** Written problem **
Leave out the pictures, then reproduce the rest of the material exactly.

** Given material **
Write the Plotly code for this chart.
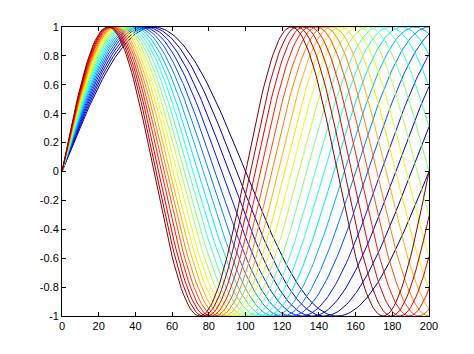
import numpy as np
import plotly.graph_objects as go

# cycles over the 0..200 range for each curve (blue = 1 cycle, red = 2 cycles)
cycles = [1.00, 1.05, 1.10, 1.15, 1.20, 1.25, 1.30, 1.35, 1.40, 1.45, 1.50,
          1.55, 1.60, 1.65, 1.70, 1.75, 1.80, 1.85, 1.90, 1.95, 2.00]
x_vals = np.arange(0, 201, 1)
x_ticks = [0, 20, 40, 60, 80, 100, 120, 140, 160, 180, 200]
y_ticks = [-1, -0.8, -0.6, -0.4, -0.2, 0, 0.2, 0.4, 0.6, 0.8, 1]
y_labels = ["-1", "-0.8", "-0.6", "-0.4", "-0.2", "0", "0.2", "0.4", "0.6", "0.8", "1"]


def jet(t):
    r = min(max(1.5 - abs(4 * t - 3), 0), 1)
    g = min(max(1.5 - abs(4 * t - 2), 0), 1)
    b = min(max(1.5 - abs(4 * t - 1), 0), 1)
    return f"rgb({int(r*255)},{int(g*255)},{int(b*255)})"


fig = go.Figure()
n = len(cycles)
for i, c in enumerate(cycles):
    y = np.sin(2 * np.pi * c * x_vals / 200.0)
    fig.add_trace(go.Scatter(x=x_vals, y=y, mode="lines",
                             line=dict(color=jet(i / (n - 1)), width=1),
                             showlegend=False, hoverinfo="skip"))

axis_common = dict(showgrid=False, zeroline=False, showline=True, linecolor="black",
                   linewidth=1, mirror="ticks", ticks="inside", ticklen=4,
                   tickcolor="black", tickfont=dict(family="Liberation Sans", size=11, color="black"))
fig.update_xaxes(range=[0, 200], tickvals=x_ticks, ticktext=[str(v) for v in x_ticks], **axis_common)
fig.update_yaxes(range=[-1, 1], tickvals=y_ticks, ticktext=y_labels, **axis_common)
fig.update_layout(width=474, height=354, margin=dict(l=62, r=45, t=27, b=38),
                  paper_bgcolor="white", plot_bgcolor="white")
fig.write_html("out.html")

** Task response **
Write the Plotly code for this chart.
import numpy as np
import plotly.graph_objects as go

# cycles over the 0..200 range for each curve (blue = 1 cycle, red = 2 cycles)
cycles = [1.00, 1.05, 1.10, 1.15, 1.20, 1.25, 1.30, 1.35, 1.40, 1.45, 1.50,
          1.55, 1.60, 1.65, 1.70, 1.75, 1.80, 1.85, 1.90, 1.95, 2.00]
x_vals = np.arange(0, 201, 1)
x_ticks = [0, 20, 40, 60, 80, 100, 120, 140, 160, 180, 200]
y_ticks = [-1, -0.8, -0.6, -0.4, -0.2, 0, 0.2, 0.4, 0.6, 0.8, 1]
y_labels = ["-1", "-0.8", "-0.6", "-0.4", "-0.2", "0", "0.2", "0.4", "0.6", "0.8", "1"]


def jet(t):
    r = min(max(1.5 - abs(4 * t - 3), 0), 1)
    g = min(max(1.5 - abs(4 * t - 2), 0), 1)
    b = min(max(1.5 - abs(4 * t - 1), 0), 1)
    return f"rgb({int(r*255)},{int(g*255)},{int(b*255)})"


fig = go.Figure()
n = len(cycles)
for i, c in enumerate(cycles):
    y = np.sin(2 * np.pi * c * x_vals / 200.0)
    fig.add_trace(go.Scatter(x=x_vals, y=y, mode="lines",
                             line=dict(color=jet(i / (n - 1)), width=1),
                             showlegend=False, hoverinfo="skip"))

axis_common = dict(showgrid=False, zeroline=False, showline=True, linecolor="black",
                   linewidth=1, mirror="ticks", ticks="inside", ticklen=4,
                   tickcolor="black", tickfont=dict(family="Liberation Sans", size=11, color="black"))
fig.update_xaxes(range=[0, 200], tickvals=x_ticks, ticktext=[str(v) for v in x_ticks], **axis_common)
fig.update_yaxes(range=[-1, 1], tickvals=y_ticks, ticktext=y_labels, **axis_common)
fig.update_layout(width=474, height=354, margin=dict(l=62, r=45, t=27, b=38),
                  paper_bgcolor="white", plot_bgcolor="white")
fig.write_html("out.html")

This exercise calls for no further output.